De kantonrechter is op basis van het voorgaande van oordeel dat niet is gebleken of aannemelijk is geworden, dat de administratieve sanctie in het onderhavige geval door het CJIB is opgelegd. Dat in de beschikking niet expliciet is vermeld dat de beschikking door de aangewezen ambtenaar is opgelegd, maakt dit oordeel niet anders. Hierbij wordt nog verwezen naar de uitspraak van het Gerechtshof Arnhem-Leeuwarden van 25 februari 2013 (LJN BZ7140). Het vorenstaande betekent dat de beroepsgrond geen doel treft.
Uit het zaakoverzicht met daarbij gevoegde toelichting valt onder meer af te leiden dat ten tijde van de gedraging is geconstateerd dat de bestuurder van een voertuig, gekentekend [nummer], nabij de pleeglocatie Gelders Eind te Born, gemeente Sittard-Geleen, met een snelheid van, na correctie, 107 per uur reed, terwijl daar een maximum snelheid van 80 km per uur geldt. De werkelijke snelheid is het resultaat van een overeenkomstig de Aanwijzing snelheidsoverschrijdingen en snelheidsbegrenzers van het College van Procureurs-generaal uitgevoerde correctie op de met het meetmiddel gemeten (afgelezen) snelheid.

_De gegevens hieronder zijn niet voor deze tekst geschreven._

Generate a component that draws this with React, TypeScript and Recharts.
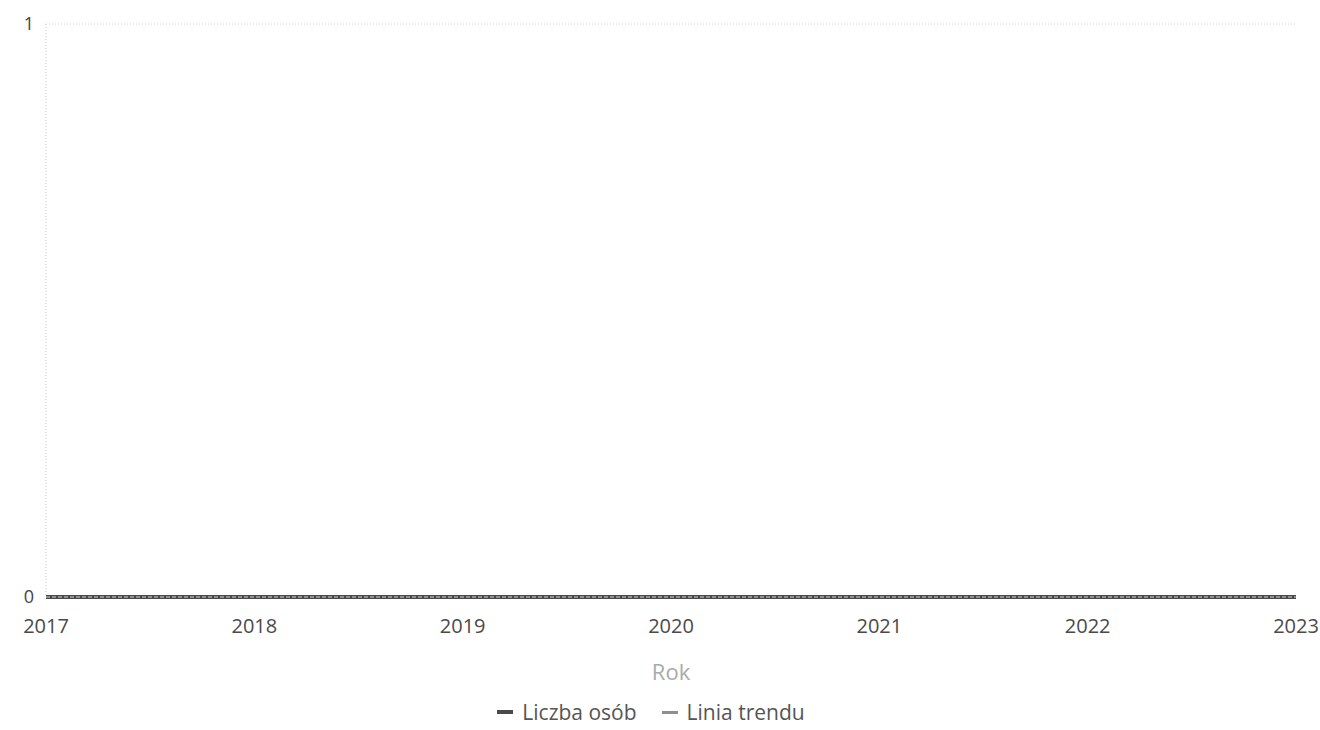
import { LineChart, Line, XAxis, YAxis, CartesianGrid, Legend } from 'recharts'

const years = ['2017', '2018', '2019', '2020', '2021', '2022', '2023']
const liczbaOsob = [0, 0, 0, 0, 0, 0, 0]
const liniaTrendu = [0, 0, 0, 0, 0, 0, 0]
const yTicks = [0, 1]

const seriesNames = ['Liczba osób', 'Linia trendu']
const seriesColors = ['#4a4a4a', '#8f8f8f']

const data = years.map((rok, i) => ({ rok, osoby: liczbaOsob[i], trend: liniaTrendu[i] }))

const font = '"Open Sans", "Noto Sans", sans-serif'

function LegendBox() {
  return (
    <div
      style={{
        display: 'flex',
        justifyContent: 'center',
        gap: 25,
        paddingLeft: 6,
        height: 30,
        alignItems: 'center',
        fontFamily: font,
        fontSize: 21,
        color: '#555',
      }}
    >
      {seriesNames.map((name, i) => (
        <span key={name} style={{ display: 'flex', alignItems: 'center', gap: 9 }}>
          <span
            style={{
              display: 'inline-block',
              width: 16,
              height: i === 0 ? 4 : 3,
              background: seriesColors[i],
            }}
          />
          {name}
        </span>
      ))}
    </div>
  )
}

export default function App() {
  return (
    <div style={{ position: 'absolute', left: 0, top: 0, background: '#fff' }}>
      <LineChart width={1320} height={730} data={data} margin={{ top: 24, right: 24, bottom: 3, left: 0 }}>
        <CartesianGrid vertical={false} stroke="#d4d4d4" strokeDasharray="1 2" />
        <XAxis
          dataKey="rok"
          axisLine={false}
          tickLine={false}
          tick={{ fill: '#4a4a4a', fontSize: 20, fontFamily: font }}
          tickMargin={16}
          height={100}
          interval={0}
          label={{ value: 'Rok', position: 'insideBottom', offset: 17, fill: '#aaa', fontSize: 22, fontFamily: font }}
        />
        <YAxis
          domain={[0, 1]}
          ticks={yTicks}
          width={46}
          axisLine={{ stroke: '#c4c4c4', strokeDasharray: '1 2' }}
          tickLine={false}
          tick={{ fill: '#444', fontSize: 18, fontFamily: font }}
          tickMargin={6}
        />
        <Legend verticalAlign="bottom" content={() => <LegendBox />} />
        <Line dataKey="osoby" name={seriesNames[0]} stroke={seriesColors[0]} strokeWidth={4} dot={false} isAnimationActive={false} />
        <Line dataKey="trend" name={seriesNames[1]} stroke={seriesColors[1]} strokeWidth={2} strokeDasharray="4 2" dot={false} isAnimationActive={false} />
      </LineChart>
    </div>
  )
}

Vast staat dat de onderhavige gedraging is geconstateerd in het kader van een gerichte snelheidscontrole, waarbij niet is gebleken van een reële mogelijkheid tot staandehouding van de bestuurder van meergenoemd voertuig. Ingevolge artikel 5 Wahv is daarom op kenteken bekeurd en is een administratieve sanctie opgelegd aan degene op wiens naam het kenteken ten tijde van de gedraging in het kentekenregister stond ingeschreven. In onderling verband en samenhang beschouwd met een eveneens bij de stukken aangetroffen snelheidsfoto is de kantonrechter van oordeel dat genoegzaam is komen vast te staan dat de gedraging is verricht. Daarvoor is terecht aan betrokkene een sanctie opgelegd.
Niet is gebleken van feiten en omstandigheden die de bewezenverklaarde gedraging zouden kunnen rechtvaardigen. Bij die stand van zaken acht de kantonrechter, alles afwegende, geen termen aanwezig tot vernietiging van de bestreden beschikking dan wel matiging van de opgelegde sanctie. Een en ander brengt mee dat het beroep ongegrond dient te worden verklaard. Het verzoek tot vergoeding van kosten ter zake beroepsmatig verleende rechtsbijstand zal worden afgewezen.
BESLISSING
Verklaart het beroep ongegrond.
Handhaaft de beschikking van de Officier van Justitie.
Wijst het verzoek om een vergoeding van de proceskosten af.
Deze beschikking is gegeven door mr. C.M.W. Nobis, kantonrechter, en is in aanwezigheid van de griffier in het openbaar uitgesproken op 18 april 2013.
Datum toezending beschikking:
__________________________________________________________________________
Bent u het met de beslissing op uw beroep niet eens, dan kunt u binnen 6 weken na de hiervoor vermelde datum van toezending van deze beslissing hoger beroep instellen bij het Gerechtshof Arnhem-Leeuwarden, doch alleen indien:
a) de bij deze beslissing opgelegde sanctie meer dan € 70,00 bedraagt of
b) het beroep niet-ontvankelijk is verklaard, omdat de zekerheid niet (tijdig) is gesteld.
Het beroepschrift moet worden ingediend bij de Rechtbank Limburg, Strafrecht, Postbus 1988 te 6201 BZ Maastricht, en dient door degene die het beroep heeft inge¬steld of door diens gemachtigde te zijn ondertekend.
De procedure bij het Gerechtshof verloopt geheel schriftelijk, tenzij in het beroepschrift uitdrukkelijk om een zitting wordt gevraagd waarbij u uw standpunt mondeling wilt toelichten.